AMERICAN DREAMZ: 3 STARS
If the idea of a show-tune singing suicide bomber doesn’t make you laugh, then perhaps the new satire American Dreamz might be a bit too heavy handed for you. It takes on the things that we are all reading about in the newspaper everyday, depending on which section of the paper you look at—the war in Iraq, terrorism, American Idol worship and the nasty talent scout Simon Cowell. Each are American obsessions and each are skewered.
The movie is actually made up of four stories that are tied together by the televised talent show American Dreamz. Under the guidance of its producer and host, a smarmy Hugh Grant, it has become the number one show in the world. It’s so popular that in story number two the President of the United States has to beg to secure a spot as a guest judge, a move bound to raise his popularity a few points in the polls. Plotline number three sees a young singer who will stop at nothing to win the competition, and the fourth and final piece of the puzzle involves the aforementioned show-tune singing suicide bomber.
The movie is a good-natured send-up of current American pop culture, skewering everyone from the President on down, and while there are laughs, none of them have the same edgy bite as those on an average episode of The Daily Show.
Generally good performances from the cast, including Dennis Quaid as the President who doesn’t know what the word placebo means to Willem DaFoe as his right hand man—a hybrid of Dick Cheney and Karl Rove—and Hugh Grant as the pompous television host really sell what humor there is in the script.

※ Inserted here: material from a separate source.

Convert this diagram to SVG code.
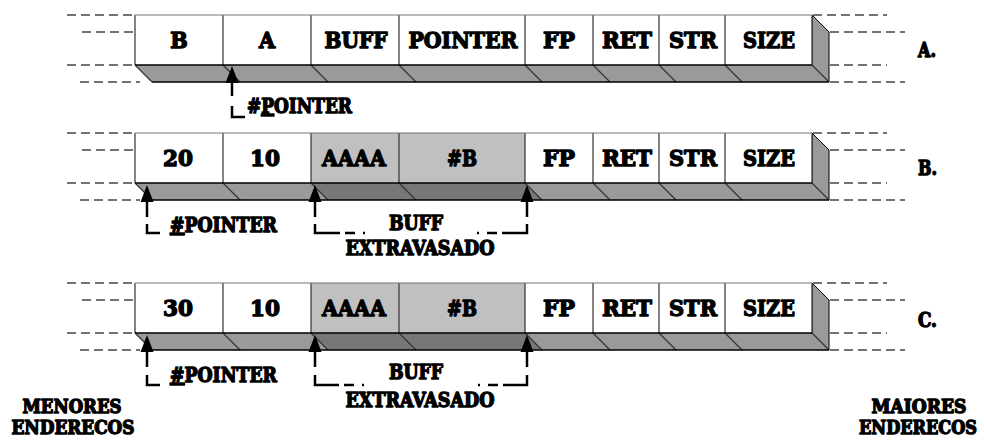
<svg xmlns="http://www.w3.org/2000/svg" xmlns:xlink="http://www.w3.org/1999/xlink" width="984" height="441" viewBox="0 0 984 441">
<style>
.t{font-family:"DejaVu Serif","Liberation Serif",serif;font-weight:bold;font-stretch:condensed;fill:#000;stroke:#000;stroke-width:1.3;stroke-linejoin:round;text-anchor:middle}
.c{font-size:23px}
.s{font-size:20px}
.e{font-size:19px}
.w{fill:#fff}
.g{fill:#c0c0c0}
.sh{fill:#9a9a9a}
.dk{fill:#777}
.v{stroke:#333;stroke-width:1.2;fill:none}
.top{stroke:#777;stroke-width:1.2}
.bot{stroke:#000;stroke-width:1.6}
.dl{stroke:#444;stroke-width:1.4;stroke-dasharray:9 5;fill:none}
.cn{stroke:#000;stroke-width:2.5;fill:none}
</style>
<defs>
<path id="ah" d="M0,0 L6.5,17 L-6.5,17 Z" fill="#000"/>
<g id="guides">
<path class="dl" d="M67,0 H135 M82,17 H135 M67,50 H135 M80,67 H140 M813,0 H887 M830,17 H905 M830,50 H887 M830,67 H905"/>
</g>
</defs>

<!-- Row A -->
<g id="rowA" transform="translate(0,15)">
<use xlink:href="#guides"/>
<polygon class="sh" points="135,50 812,50 829,67 152,67"/>
<polygon class="sh" points="812,0 829,17 829,67 812,50" stroke="#000" stroke-width="1"/>
<g id="A-B"><rect class="w" x="135" y="0" width="88" height="50"/><text class="t c" x="179" y="33">B</text></g>
<g id="A-A"><rect class="w" x="223" y="0" width="88" height="50"/><text class="t c" x="267" y="33">A</text></g>
<g id="A-BUFF"><rect class="w" x="311" y="0" width="88" height="50"/><text class="t c" x="356" y="33" textLength="63" lengthAdjust="spacingAndGlyphs">BUFF</text></g>
<g id="A-POINTER"><rect class="w" x="399" y="0" width="126" height="50"/><text class="t c" x="463" y="33" textLength="109" lengthAdjust="spacingAndGlyphs">POINTER</text></g>
<g id="A-FP"><rect class="w" x="525" y="0" width="68" height="50"/><text class="t c" x="559" y="33" textLength="32" lengthAdjust="spacingAndGlyphs">FP</text></g>
<g id="A-RET"><rect class="w" x="593" y="0" width="66" height="50"/><text class="t c" x="627" y="33" textLength="50" lengthAdjust="spacingAndGlyphs">RET</text></g>
<g id="A-STR"><rect class="w" x="659" y="0" width="66" height="50"/><text class="t c" x="693" y="33" textLength="48" lengthAdjust="spacingAndGlyphs">STR</text></g>
<g id="A-SIZE"><rect class="w" x="725" y="0" width="87" height="50"/><text class="t c" x="769" y="33" textLength="52" lengthAdjust="spacingAndGlyphs">SIZE</text></g>
<path class="v" d="M135,0 V50 M223,0 V50 M311,0 V50 M399,0 V50 M525,0 V50 M593,0 V50 M659,0 V50 M725,0 V50 M812,0 V50"/>
<path class="v" d="M135,50 L152,67 M223,50 L240,67 M311,50 L328,67 M399,50 L416,67 M525,50 L542,67 M593,50 L610,67 M659,50 L676,67 M725,50 L742,67 M812,50 L829,67"/>
<path class="top" d="M135,0 H812"/>
<path class="bot" d="M135,50 H812 M152,67 H829"/>
<text class="t s" x="918" y="42" style="text-anchor:start" textLength="18" lengthAdjust="spacingAndGlyphs">A.</text>
</g>

<!-- Row B -->
<g id="rowB" transform="translate(0,133)">
<use xlink:href="#guides"/>
<polygon class="sh" points="135,50 812,50 829,67 152,67"/>
<polygon class="dk" points="311,50 525,50 542,67 328,67"/>
<polygon class="sh" points="812,0 829,17 829,67 812,50" stroke="#000" stroke-width="1"/>
<g id="B-20"><rect class="w" x="135" y="0" width="88" height="50"/><text class="t c" x="178" y="33" textLength="30" lengthAdjust="spacingAndGlyphs">20</text></g>
<g id="B-10"><rect class="w" x="223" y="0" width="88" height="50"/><text class="t c" x="265" y="33" textLength="30" lengthAdjust="spacingAndGlyphs">10</text></g>
<g id="B-AAAA"><rect class="g" x="311" y="0" width="88" height="50"/><text class="t c" x="354" y="33" textLength="64" lengthAdjust="spacingAndGlyphs">AAAA</text></g>
<g id="B-HB"><rect class="g" x="399" y="0" width="126" height="50"/><text class="t c" x="462" y="33" textLength="30" lengthAdjust="spacingAndGlyphs">#B</text></g>
<g id="B-FP"><rect class="w" x="525" y="0" width="68" height="50"/><text class="t c" x="559" y="33" textLength="32" lengthAdjust="spacingAndGlyphs">FP</text></g>
<g id="B-RET"><rect class="w" x="593" y="0" width="66" height="50"/><text class="t c" x="627" y="33" textLength="50" lengthAdjust="spacingAndGlyphs">RET</text></g>
<g id="B-STR"><rect class="w" x="659" y="0" width="66" height="50"/><text class="t c" x="693" y="33" textLength="48" lengthAdjust="spacingAndGlyphs">STR</text></g>
<g id="B-SIZE"><rect class="w" x="725" y="0" width="87" height="50"/><text class="t c" x="769" y="33" textLength="52" lengthAdjust="spacingAndGlyphs">SIZE</text></g>
<path class="v" d="M135,0 V50 M223,0 V50 M311,0 V50 M399,0 V50 M525,0 V50 M593,0 V50 M659,0 V50 M725,0 V50 M812,0 V50"/>
<path class="v" d="M135,50 L152,67 M223,50 L240,67 M311,50 L328,67 M399,50 L416,67 M525,50 L542,67 M593,50 L610,67 M659,50 L676,67 M725,50 L742,67 M812,50 L829,67"/>
<path class="top" d="M135,0 H812"/>
<path class="bot" d="M135,50 H812 M152,67 H829"/>
<text class="t s" x="918" y="42" style="text-anchor:start" textLength="19" lengthAdjust="spacingAndGlyphs">B.</text>
</g>

<!-- Row C -->
<g id="rowC" transform="translate(0,283)">
<use xlink:href="#guides"/>
<polygon class="sh" points="135,50 812,50 829,67 152,67"/>
<polygon class="dk" points="311,50 525,50 542,67 328,67"/>
<polygon class="sh" points="812,0 829,17 829,67 812,50" stroke="#000" stroke-width="1"/>
<g id="C-30"><rect class="w" x="135" y="0" width="88" height="50"/><text class="t c" x="178" y="33" textLength="30" lengthAdjust="spacingAndGlyphs">30</text></g>
<g id="C-10"><rect class="w" x="223" y="0" width="88" height="50"/><text class="t c" x="265" y="33" textLength="30" lengthAdjust="spacingAndGlyphs">10</text></g>
<g id="C-AAAA"><rect class="g" x="311" y="0" width="88" height="50"/><text class="t c" x="354" y="33" textLength="64" lengthAdjust="spacingAndGlyphs">AAAA</text></g>
<g id="C-HB"><rect class="g" x="399" y="0" width="126" height="50"/><text class="t c" x="462" y="33" textLength="30" lengthAdjust="spacingAndGlyphs">#B</text></g>
<g id="C-FP"><rect class="w" x="525" y="0" width="68" height="50"/><text class="t c" x="559" y="33" textLength="32" lengthAdjust="spacingAndGlyphs">FP</text></g>
<g id="C-RET"><rect class="w" x="593" y="0" width="66" height="50"/><text class="t c" x="627" y="33" textLength="50" lengthAdjust="spacingAndGlyphs">RET</text></g>
<g id="C-STR"><rect class="w" x="659" y="0" width="66" height="50"/><text class="t c" x="693" y="33" textLength="48" lengthAdjust="spacingAndGlyphs">STR</text></g>
<g id="C-SIZE"><rect class="w" x="725" y="0" width="87" height="50"/><text class="t c" x="769" y="33" textLength="52" lengthAdjust="spacingAndGlyphs">SIZE</text></g>
<path class="v" d="M135,0 V50 M223,0 V50 M311,0 V50 M399,0 V50 M525,0 V50 M593,0 V50 M659,0 V50 M725,0 V50 M812,0 V50"/>
<path class="v" d="M135,50 L152,67 M223,50 L240,67 M311,50 L328,67 M399,50 L416,67 M525,50 L542,67 M593,50 L610,67 M659,50 L676,67 M725,50 L742,67 M812,50 L829,67"/>
<path class="top" d="M135,0 H812"/>
<path class="bot" d="M135,50 H812 M152,67 H829"/>
<text class="t s" x="918" y="44" style="text-anchor:start" textLength="19" lengthAdjust="spacingAndGlyphs">C.</text>
</g>

<!-- Connectors -->
<g id="connectors">
<use xlink:href="#ah" x="232" y="66"/>
<path class="cn" d="M232,83 V117 H245" stroke-dasharray="13 10 40"/>
<use xlink:href="#ah" x="147" y="185"/>
<path class="cn" d="M147,202 V233 H160" stroke-dasharray="15 7 60"/>
<use xlink:href="#ah" x="315" y="185"/>
<path class="cn" d="M315,202 V233 H368" stroke-dasharray="15 7 34 5 10 8 2 40"/>
<use xlink:href="#ah" x="527" y="185"/>
<path class="cn" d="M527,202 V233 H474" stroke-dasharray="15 7 34 5 10 8 2 40"/>
<use xlink:href="#ah" x="147" y="335"/>
<path class="cn" d="M147,352 V385 H160" stroke-dasharray="15 8 60"/>
<use xlink:href="#ah" x="315" y="335"/>
<path class="cn" d="M315,352 V385 H368" stroke-dasharray="15 8 34 5 10 8 2 40"/>
<use xlink:href="#ah" x="527" y="335"/>
<path class="cn" d="M527,352 V385 H474" stroke-dasharray="15 8 34 5 10 8 2 40"/>
</g>

<!-- Labels -->
<g id="labels">
<text class="t s" x="247" y="113" style="text-anchor:start" textLength="105" lengthAdjust="spacingAndGlyphs">#<tspan text-decoration="underline">P</tspan>OINTER</text>
<text class="t s" x="170" y="232" style="text-anchor:start" textLength="107" lengthAdjust="spacingAndGlyphs"><tspan text-decoration="underline">#</tspan>POINTER</text>
<text class="t s" x="416" y="230" textLength="54" lengthAdjust="spacingAndGlyphs">BUFF</text>
<text class="t s" x="420" y="255" textLength="149" lengthAdjust="spacingAndGlyphs">EXTRAVASADO</text>
<text class="t s" x="170" y="382" style="text-anchor:start" textLength="107" lengthAdjust="spacingAndGlyphs"><tspan text-decoration="underline">#</tspan>POINTER</text>
<text class="t s" x="416" y="379" textLength="54" lengthAdjust="spacingAndGlyphs">BUFF</text>
<text class="t s" x="420" y="407" textLength="149" lengthAdjust="spacingAndGlyphs">EXTRAVASADO</text>
<text class="t e" x="72" y="413" textLength="99" lengthAdjust="spacingAndGlyphs">MENORES</text>
<text class="t e" x="73" y="434" textLength="123" lengthAdjust="spacingAndGlyphs">ENDERECOS</text>
<text class="t e" x="919" y="413" textLength="95" lengthAdjust="spacingAndGlyphs">MAIORES</text>
<text class="t e" x="918" y="434" textLength="118" lengthAdjust="spacingAndGlyphs">ENDERECOS</text>
</g>
</svg>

American Dreamz is bound to be controversial, but I think it would have been a better film if they had pulled out all the stops and really gone for it. A director like Mel Brooks in his prime would not have ridden the fence with a film like this. Think of the comic anarchy of Blazing Saddles or the original Producers. Those were movies that delighted in offending the audience to make them think. By not mining the full potential of the material American Dreamz filmmaker Paul Weitz makes us giggle but doesn’t make us think.